Return a new mesh pattern with a shaded region removed.

Parameters:: region (Tuple[int, int]) – The (i,j) region to unshade
Return type:: MeshPattern
Returns:: New MeshPattern without the specified shading

to_latex()[source]

Generate LaTeX representation (basic version).

Return type:: str
Returns:: LaTeX string representation

bisc_package.core.bisc_algorithm(permutations, max_pattern_length)[source]

The full BiSC algorithm.

Combines the MINE and GEN algorithms to discover forbidden patterns in a set of permutations.

Parameters:

permutations (List[Permutation]) – Input set of permutations
max_pattern_length (int) – Upper bound on pattern length to search for

Return type:

List[MeshPattern]

Returns:

List of conjectured forbidden patterns

Examples

>>> # Stack-sortable permutations
>>> stack_sortable = [Permutation([1]), Permutation([1,2]), ...]
>>> forbidden = bisc_algorithm(stack_sortable, max_pattern_length=3)
>>> # Should find pattern 231 as forbidden

bisc_package.core.mine_algorithm(permutations, max_pattern_length)[source]

The MINE algorithm (Algorithm 1 from the paper).

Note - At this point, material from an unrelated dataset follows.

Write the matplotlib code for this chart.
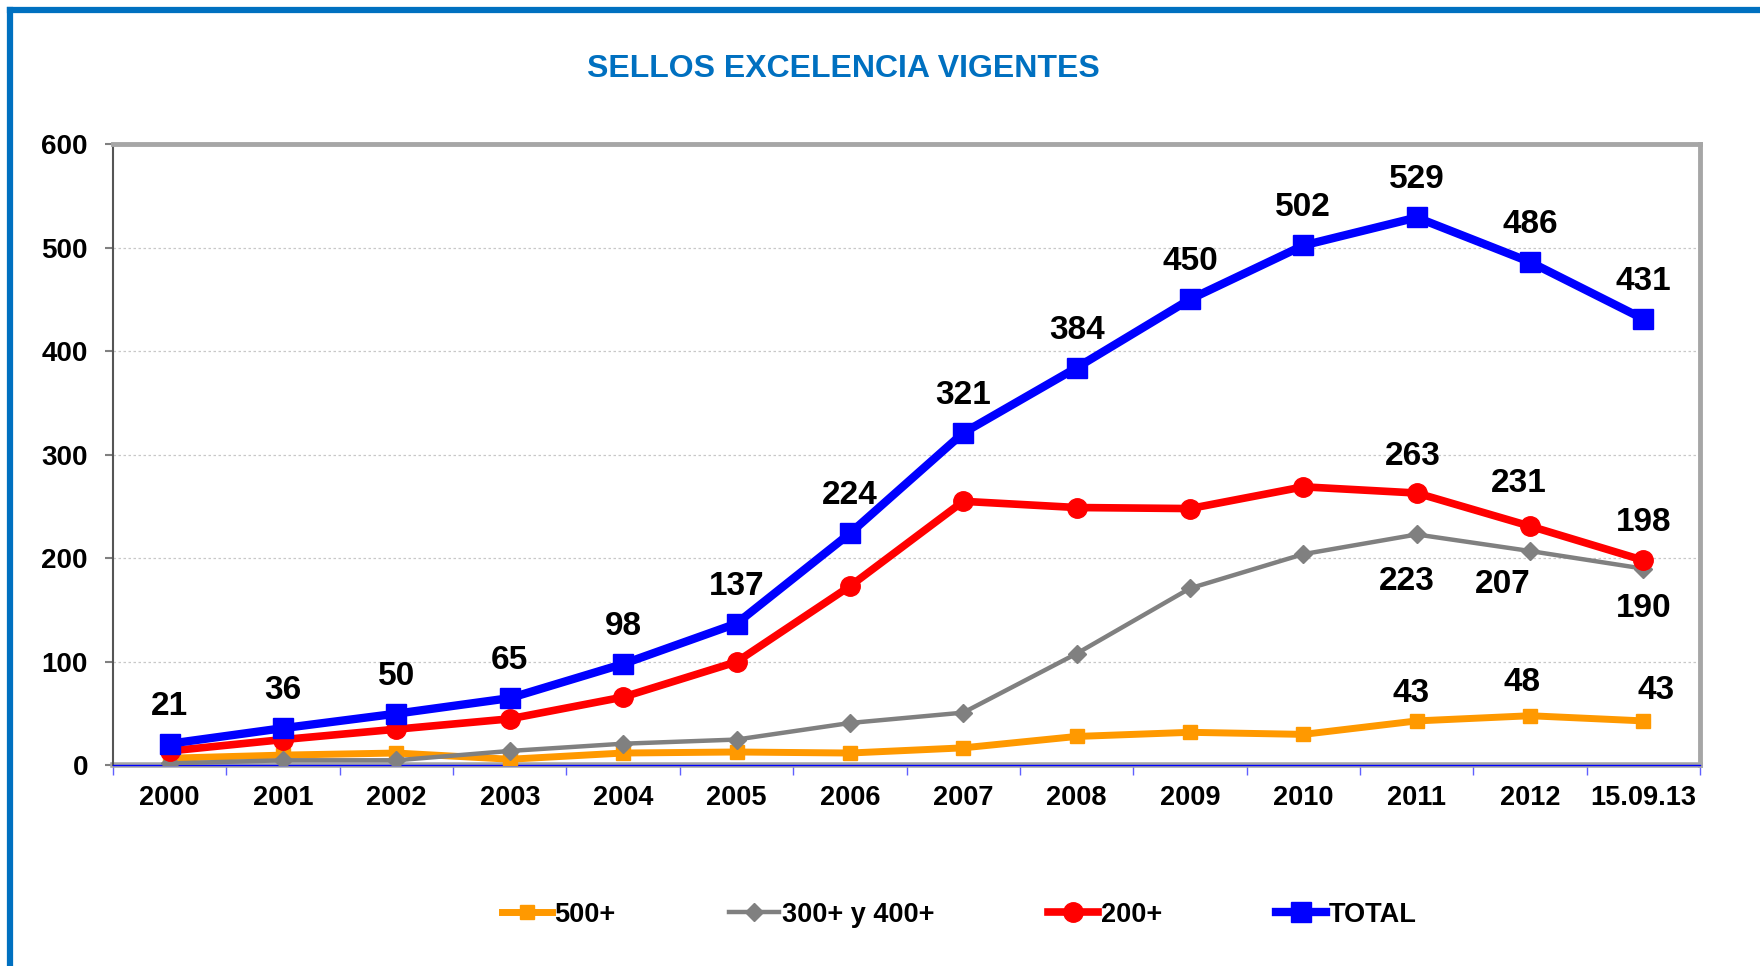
import matplotlib
matplotlib.use("Agg")
import matplotlib.pyplot as plt
from matplotlib.lines import Line2D

plt.rcParams['font.family'] = ['Liberation Sans', 'DejaVu Sans']

# datos
periodos = ['2000', '2001', '2002', '2003', '2004', '2005', '2006',
            '2007', '2008', '2009', '2010', '2011', '2012', '15.09.13']
s500 = [7, 10, 12, 6, 12, 13, 12, 17, 28, 32, 30, 43, 48, 43]
s300_400 = [2, 5, 5, 14, 21, 25, 41, 51, 108, 171, 204, 223, 207, 190]
s200 = [14, 25, 35, 45, 66, 100, 173, 255, 249, 248, 269, 263, 231, 198]
total = [21, 36, 50, 65, 98, 137, 224, 321, 384, 450, 502, 529, 486, 431]

fig = plt.figure(figsize=(17.6, 9.66), dpi=100)
ax = fig.add_axes([0.0642, 0.2076, 0.9018, 0.6434])

x = list(range(len(periodos)))

ax.plot(x, s500, color='#FF9900', lw=5, marker='s', ms=10, label='500+', zorder=3)
ax.plot(x, s300_400, color='#808080', lw=3.2, marker='D', ms=9, label='300+ y 400+', zorder=4)
ax.plot(x, s200, color='#FF0000', lw=5.5, marker='o', ms=14, label='200+', zorder=5)
ax.plot(x, total, color='#0000FF', lw=6, marker='s', ms=14, label='TOTAL', zorder=6)

lbl_kw = dict(textcoords='offset points', ha='center', va='center',
              fontsize=24, fontweight='bold', color='black', zorder=10)

# etiquetas de TOTAL
for i, v in enumerate(total):
    ax.annotate(str(v), (i, v), xytext=(0, 27), **lbl_kw)

# etiquetas de los ultimos periodos
off200 = [(-3, 26), (-8, 31), (0, 27)]
off300 = [(-7, -34), (-20, -24), (0, -29)]
off500 = [(-4, 20), (-6, 24), (9, 22)]
for k, i in enumerate(range(11, 14)):
    ax.annotate(str(s200[i]), (i, s200[i]), xytext=off200[k], **lbl_kw)
    ax.annotate(str(s300_400[i]), (i, s300_400[i]), xytext=off300[k], **lbl_kw)
    ax.annotate(str(s500[i]), (i, s500[i]), xytext=off500[k], **lbl_kw)

ax.set_xlim(-0.5, len(periodos) - 0.5)
ax.set_ylim(0, 600)
ax.set_yticks(range(0, 601, 100))
ax.set_xticks(x)
ax.set_xticklabels(periodos)
ax.set_xticks([i - 0.5 for i in range(len(periodos) + 1)], minor=True)
ax.tick_params(axis='x', which='major', length=0, pad=14, labelsize=19.5)
ax.tick_params(axis='x', which='minor', length=7, color='#6060FF', width=1, direction='out')
ax.tick_params(axis='y', length=6, color='#808080', width=1.5, pad=12, labelsize=20)
for t in ax.get_xticklabels() + ax.get_yticklabels():
    t.set_fontweight('bold')

ax.yaxis.grid(True, linestyle=(0, (2, 2)), color='#C8C8C8', lw=0.9)
ax.set_axisbelow(True)

for side in ['top', 'right']:
    ax.spines[side].set_color('#A6A6A6')
    ax.spines[side].set_linewidth(3.5)
ax.spines['left'].set_color('#555555')
ax.spines['left'].set_linewidth(1.5)
ax.spines['bottom'].set_color('#0000FF')
ax.spines['bottom'].set_linewidth(1)
ax.axhline(0, color='#A6A6A6', lw=4, zorder=1, clip_on=False)

fig.text(0.479, 0.929, 'SELLOS EXCELENCIA VIGENTES', ha='center', va='center',
         fontsize=23, fontweight='bold', color='#0070C0')

leg = fig.legend(loc='center', bbox_to_anchor=(0.545, 0.053), ncol=4, frameon=False,
                 handlelength=1.85, handletextpad=0.1, columnspacing=4.2,
                 prop={'size': 19.5, 'weight': 'bold'})

# marco azul de la figura
fig.add_artist(Line2D([10 / 1760, 10 / 1760], [0, 1 - 10 / 966], transform=fig.transFigure,
                      color='#0070C0', lw=4.5, solid_capstyle='projecting'))
fig.add_artist(Line2D([10 / 1760, 1], [1 - 10 / 966, 1 - 10 / 966], transform=fig.transFigure,
                      color='#0070C0', lw=4.5, solid_capstyle='projecting'))

fig.savefig('out.png', dpi=100)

Finds all mesh patterns that are contained in permutations in the input. This is the first step of the BiSC algorithm.

Parameters:

permutations (List[Permutation]) – List of input permutations
max_pattern_length (int) – Upper bound on pattern length to search for

Return type:

Dict[Tuple[int, ...], Set[FrozenSet]]

Returns:

Dictionary mapping classical patterns to sets of maximal shadings

Note

The output maps pattern tuples to sets of frozensets, where each frozenset represents a maximal shading for that pattern.

bisc_package.core.gen_algorithm(S)[source]

The GEN algorithm (Algorithm 2 from the paper).

Generates forbidden patterns from the allowed patterns found by MINE. This is the second step of the BiSC algorithm.

Parameters:: S (Dict[Tuple[int, ...], Set[FrozenSet]]) – Output from MINE algorithm - patterns with their allowed shadings
Return type:: List[MeshPattern]
Returns:: List of forbidden mesh patterns

Note

This generates minimal forbidden shadings that are not contained in any allowed shading.